Meldcode huiselijk geweld & kindermishandeling goed ingeburgerd op scholen, nog wel kennisbehoefte

08 oktober 2024

Een meerderheid van de onderwijsprofessionals in het funderend onderwijs beschikt over voldoende kennis voor het kunnen signaleren van en kunnen acteren op huiselijk geweld en kindermishandeling. Ook is een meerderheid bekend met de inhoud van de ‘Meldcode huiselijk geweld en kindermishandeling’ die hierbij gebruikt dient te worden. Dit blijkt uit recent onderzoek in opdracht van het ministerie van OCW. Wel is er behoefte aan extra ondersteuning om de kennis en kunde op dit vlak verder te vergroten, zo geeft meer dan de helft van de deelnemende onderwijsprofessionals aan.

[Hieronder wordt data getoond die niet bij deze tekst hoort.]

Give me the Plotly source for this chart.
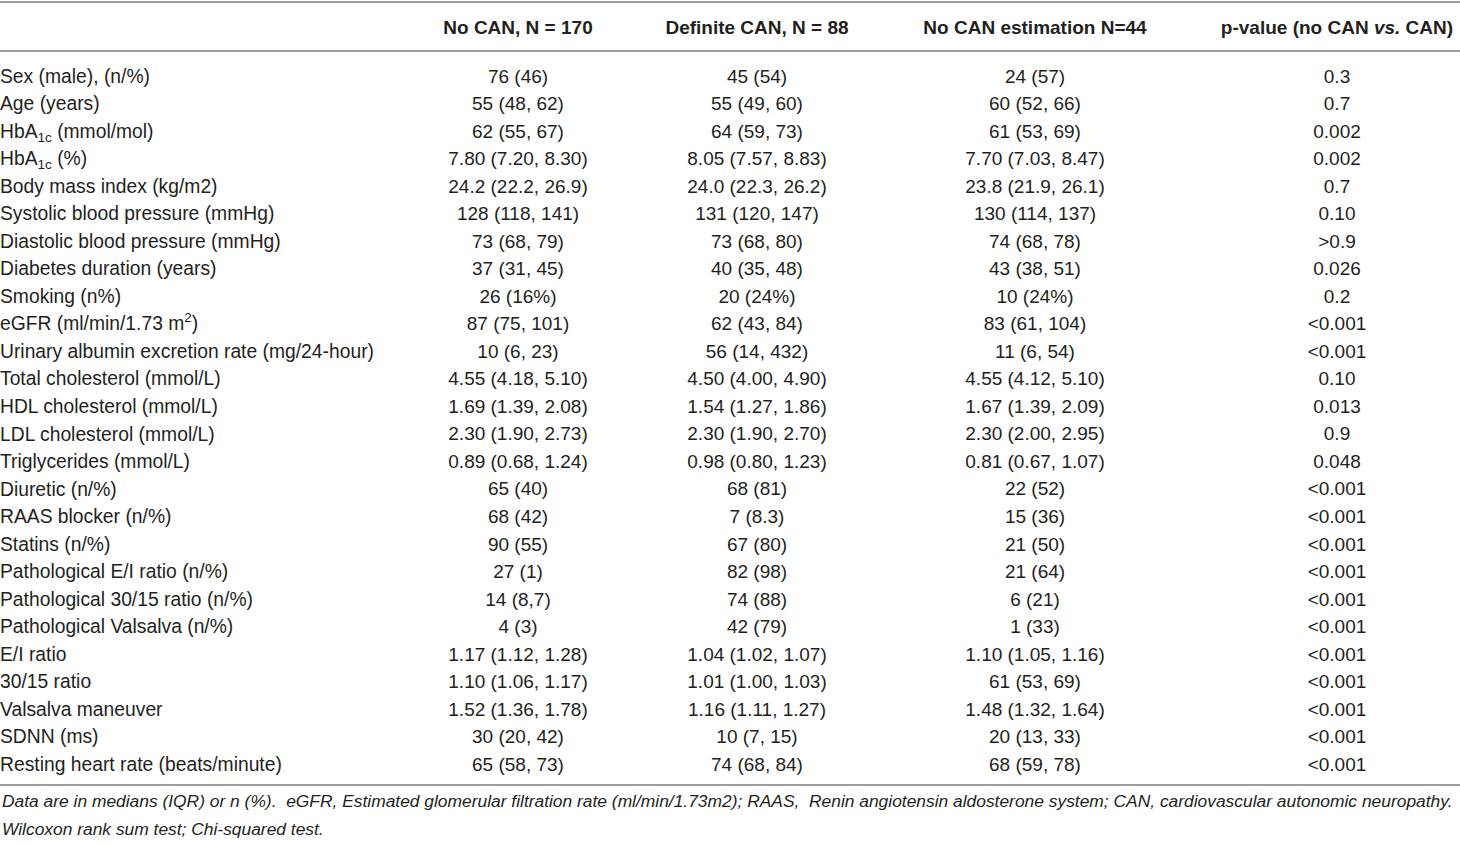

Als het gaat om de rollen van de verschillende onderwijsprofessionals binnen de school, geeft een meerderheid van de respondenten aan dat vooral leraren, zorgcoördinatoren en IB’ers een verantwoordelijkheid hebben in het signaleren en handelen op huiselijk geweld en kindermishandeling. Het verder aanpakken, coördineren en adviseren ligt vervolgens veelal bij de zorgcoördinatoren, intern begeleiders en schoolleiders en managers.

Al deze groepen - en met name zorgcoördinatoren en IB’ers (97%) en schoolleiders (90%) - hebben voldoende kennis om deze rollen goed te kunnen uitvoeren, zo stellen de meeste bevraagde onderwijsprofessionals. Ook wordt op een ruime meerderheid van de scholen de ‘Meldcode huiselijk geweld en kindermishandeling’ gebruikt en is een meerderheid van de onderwijsprofessionals (alle functies) bekend met het stappenplan van deze code. Om de kennis en kunde alsook het bewustzijn op dit vlak verder te vergroten, gebruiken scholen informatiebronnen zoals cursussen, de websites van bijvoorbeeld Augeo of Veilig Thuis en de app ‘Meldcode kindermishandeling onderwijs’, en besteden ze aandacht aan het thema kindermishandeling en huiselijk geweld tijdens onder meer studiedagen of vergaderingen.

Kennisbehoefte

Aandachtspunt is dat een meerderheid van de deelnemers aan het onderzoek (60%) aangeeft meer ondersteuning te willen om hun kennis en kunde rond het signaleren en aanpakken van huiselijk geweld en kindermishandeling verder te vergroten. Dit kan bijvoorbeeld via extra voorlichting, cursussen, folders of gastsprekers. Een aantal respondenten geeft aan dat er sprake kan zijn van angst en onzekerheid om het gesprek over dit thema aan te gaan en te melden (‘je weet niet zeker of er wat aan de hand is’); specifiek op dit vlak kan extra ondersteuning worden geboden.

Concrete punten die verder nog genoemd worden om de aanpak van kindermishandeling en huiselijk geweld vanuit het onderwijs verder te kunnen verbeteren, zijn het aanstellen van een vaste contactpersoon voor de school bij Veilig Thuis en het aanstellen van een aandachtsfunctionaris Huiselijk Geweld en Kindermishandeling (17% van de vo-scholen heeft nu een dergelijke functionaris). Ook wordt in het onderzoek aangegeven dat medewerkers soms over beperkte tijd beschikken om hun rol in deze goed te kunnen vervullen.

De VO-raad gaat op korte termijn - samen met in elk geval de PO-Raad - in gesprek met OCW over de uitkomsten van dit onderzoek en de genoemde aandachtspunten.